### What to produce
Transcribe the listing in full, excluding any pictures.

[Records with drawing code]
(begin)
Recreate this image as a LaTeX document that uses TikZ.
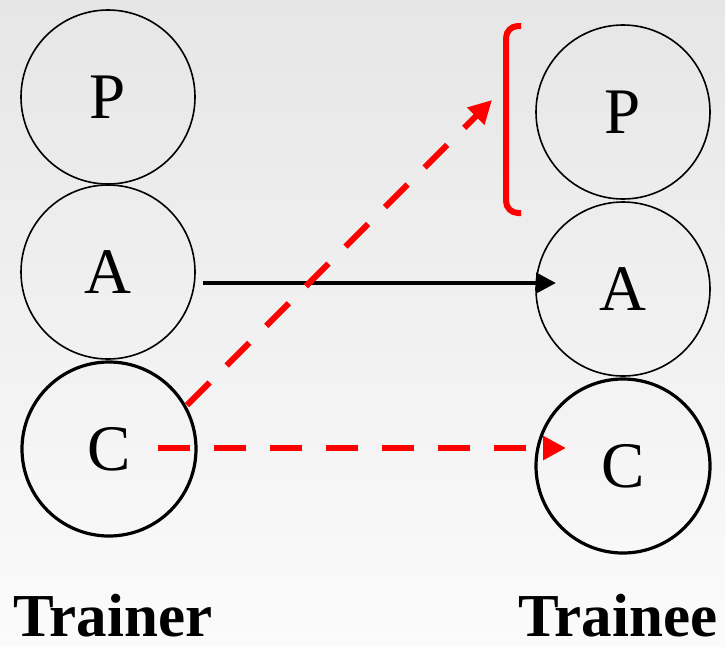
\documentclass[tikz,border=0pt]{standalone}
\usepackage{fontspec}
\setmainfont{Liberation Serif}
\usetikzlibrary{arrows.meta}
\definecolor{bgtop}{HTML}{E6E6E6}
\definecolor{bgbot}{HTML}{FBFBFB}
\begin{document}
\begin{tikzpicture}[x=1pt,y=-1pt,
  thincirc/.style={circle,draw=black,line width=1.6pt,minimum size=174pt,inner sep=0pt,font=\fontsize{65}{65}\selectfont},
  thickcirc/.style={thincirc,line width=3.2pt},
  redarrow/.style={draw=red,line width=6pt,dash pattern=on 32pt off 24pt,-{Triangle[length=23pt,width=23pt]}},
  blackarrow/.style={draw=black,line width=4.5pt,-{Triangle[length=20pt,width=20pt]}},
  lbl/.style={font=\bfseries\fontsize{61}{61}\selectfont,anchor=base,inner sep=0pt}]
\shade[top color=bgtop,bottom color=bgbot] (0,0) rectangle (725,646);
\useasboundingbox (0,0) rectangle (725,646);
% left column
\node[thincirc] (p1) at (108,97) {P};
\node[thincirc] (a1) at (108,272) {A};
\node[thickcirc] (c1) at (109,449) {C};
% right column
\node[thincirc] (p2) at (623,112) {P};
\node[thincirc] (a2) at (623,289) {A};
\node[thickcirc] (c2) at (623,466) {C};
% labels
\node[lbl] (trainer) at (113,636) {Trainer};
\node[lbl] (trainee) at (618,636) {Trainee};
% connector ends
\coordinate (bs) at (203,283);
\coordinate (be) at (556,283);
\coordinate (ds) at (187,405);
\coordinate (de) at (492,100);
\coordinate (hs) at (158,448);
\coordinate (he) at (566,448);
\draw[blackarrow] (bs) -- (be);
\draw[redarrow] (ds) -- (de);
\draw[redarrow] (hs) -- (he);
% bracket
\draw[red,line width=6pt,rounded corners=12pt] (521,26) -- (506,26) -- (506,213) -- (521,213);
\end{tikzpicture}
\end{document}
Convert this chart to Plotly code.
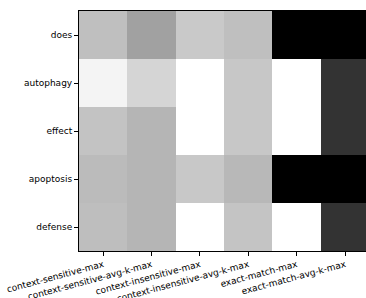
import plotly.graph_objects as go

rows = ["does", "autophagy", "effect", "apoptosis", "defense"]
cols = ["context-sensitive-max", "context-sensitive-avg-k-max", "context-insensitive-max",
        "context-insensitive-avg-k-max", "exact-match-max", "exact-match-avg-k-max"]

# grayscale brightness (0 = black, 1 = white)
does = [0.75, 0.63, 0.79, 0.75, 0.0, 0.0]
autophagy = [0.955, 0.835, 1.0, 0.78, 1.0, 0.2]
effect = [0.765, 0.71, 1.0, 0.78, 1.0, 0.2]
apoptosis = [0.735, 0.71, 0.785, 0.72, 0.0, 0.0]
defense = [0.745, 0.71, 1.0, 0.77, 1.0, 0.2]

z = [does, autophagy, effect, apoptosis, defense]

fig = go.Figure(go.Heatmap(
    z=z, x=list(range(len(cols))), y=list(range(len(rows))),
    colorscale=[[0, "black"], [1, "white"]], zmin=0, zmax=1,
    showscale=False, xgap=0, ygap=0, hoverinfo="skip"))

fig.update_layout(
    width=366, height=298,
    margin=dict(l=79, r=0, t=11, b=47),
    paper_bgcolor="white", plot_bgcolor="white",
    font=dict(family="DejaVu Sans", size=9, color="black"),
    showlegend=False,
)
fig.update_xaxes(
    tickmode="array", tickvals=list(range(len(cols))), ticktext=cols,
    tickangle=-15, range=[-0.5, 5.43], ticks="outside", ticklen=4, tickwidth=1,
    tickcolor="black", showline=True, linecolor="black", linewidth=1, mirror=True,
    showgrid=False, zeroline=False, automargin=False,
)
fig.update_yaxes(
    tickmode="array", tickvals=list(range(len(rows))), ticktext=rows,
    range=[4.5, -0.5], ticks="outside", ticklen=4, tickwidth=1,
    tickcolor="black", showline=True, linecolor="black", linewidth=1, mirror=True,
    showgrid=False, zeroline=False, automargin=False,
)

fig.write_html("out.html", config={"displayModeBar": False},
               post_script="document.body.style.margin='0';document.body.style.overflow='hidden';")
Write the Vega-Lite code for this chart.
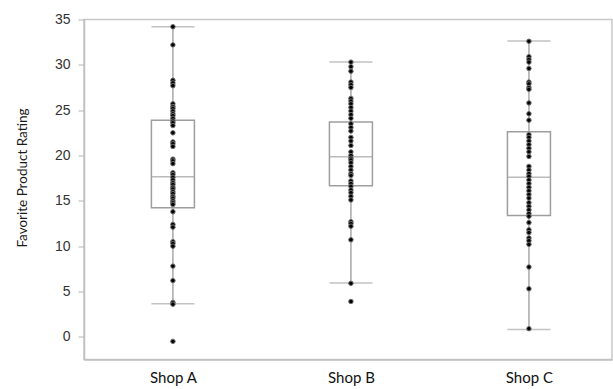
(end)
### The completed task
Recreate this image as a LaTeX document that uses TikZ.
\documentclass[tikz,border=0pt]{standalone}
\usepackage{fontspec}
\setmainfont{Liberation Serif}
\usetikzlibrary{arrows.meta}
\definecolor{bgtop}{HTML}{E6E6E6}
\definecolor{bgbot}{HTML}{FBFBFB}
\begin{document}
\begin{tikzpicture}[x=1pt,y=-1pt,
  thincirc/.style={circle,draw=black,line width=1.6pt,minimum size=174pt,inner sep=0pt,font=\fontsize{65}{65}\selectfont},
  thickcirc/.style={thincirc,line width=3.2pt},
  redarrow/.style={draw=red,line width=6pt,dash pattern=on 32pt off 24pt,-{Triangle[length=23pt,width=23pt]}},
  blackarrow/.style={draw=black,line width=4.5pt,-{Triangle[length=20pt,width=20pt]}},
  lbl/.style={font=\bfseries\fontsize{61}{61}\selectfont,anchor=base,inner sep=0pt}]
\shade[top color=bgtop,bottom color=bgbot] (0,0) rectangle (725,646);
\useasboundingbox (0,0) rectangle (725,646);
% left column
\node[thincirc] (p1) at (108,97) {P};
\node[thincirc] (a1) at (108,272) {A};
\node[thickcirc] (c1) at (109,449) {C};
% right column
\node[thincirc] (p2) at (623,112) {P};
\node[thincirc] (a2) at (623,289) {A};
\node[thickcirc] (c2) at (623,466) {C};
% labels
\node[lbl] (trainer) at (113,636) {Trainer};
\node[lbl] (trainee) at (618,636) {Trainee};
% connector ends
\coordinate (bs) at (203,283);
\coordinate (be) at (556,283);
\coordinate (ds) at (187,405);
\coordinate (de) at (492,100);
\coordinate (hs) at (158,448);
\coordinate (he) at (566,448);
\draw[blackarrow] (bs) -- (be);
\draw[redarrow] (ds) -- (de);
\draw[redarrow] (hs) -- (he);
% bracket
\draw[red,line width=6pt,rounded corners=12pt] (521,26) -- (506,26) -- (506,213) -- (521,213);
\end{tikzpicture}
\end{document}
Convert this chart to Plotly code.
import plotly.graph_objects as go

rows = ["does", "autophagy", "effect", "apoptosis", "defense"]
cols = ["context-sensitive-max", "context-sensitive-avg-k-max", "context-insensitive-max",
        "context-insensitive-avg-k-max", "exact-match-max", "exact-match-avg-k-max"]

# grayscale brightness (0 = black, 1 = white)
does = [0.75, 0.63, 0.79, 0.75, 0.0, 0.0]
autophagy = [0.955, 0.835, 1.0, 0.78, 1.0, 0.2]
effect = [0.765, 0.71, 1.0, 0.78, 1.0, 0.2]
apoptosis = [0.735, 0.71, 0.785, 0.72, 0.0, 0.0]
defense = [0.745, 0.71, 1.0, 0.77, 1.0, 0.2]

z = [does, autophagy, effect, apoptosis, defense]

fig = go.Figure(go.Heatmap(
    z=z, x=list(range(len(cols))), y=list(range(len(rows))),
    colorscale=[[0, "black"], [1, "white"]], zmin=0, zmax=1,
    showscale=False, xgap=0, ygap=0, hoverinfo="skip"))

fig.update_layout(
    width=366, height=298,
    margin=dict(l=79, r=0, t=11, b=47),
    paper_bgcolor="white", plot_bgcolor="white",
    font=dict(family="DejaVu Sans", size=9, color="black"),
    showlegend=False,
)
fig.update_xaxes(
    tickmode="array", tickvals=list(range(len(cols))), ticktext=cols,
    tickangle=-15, range=[-0.5, 5.43], ticks="outside", ticklen=4, tickwidth=1,
    tickcolor="black", showline=True, linecolor="black", linewidth=1, mirror=True,
    showgrid=False, zeroline=False, automargin=False,
)
fig.update_yaxes(
    tickmode="array", tickvals=list(range(len(rows))), ticktext=rows,
    range=[4.5, -0.5], ticks="outside", ticklen=4, tickwidth=1,
    tickcolor="black", showline=True, linecolor="black", linewidth=1, mirror=True,
    showgrid=False, zeroline=False, automargin=False,
)

fig.write_html("out.html", config={"displayModeBar": False},
               post_script="document.body.style.margin='0';document.body.style.overflow='hidden';")
Write the Vega-Lite code for this chart.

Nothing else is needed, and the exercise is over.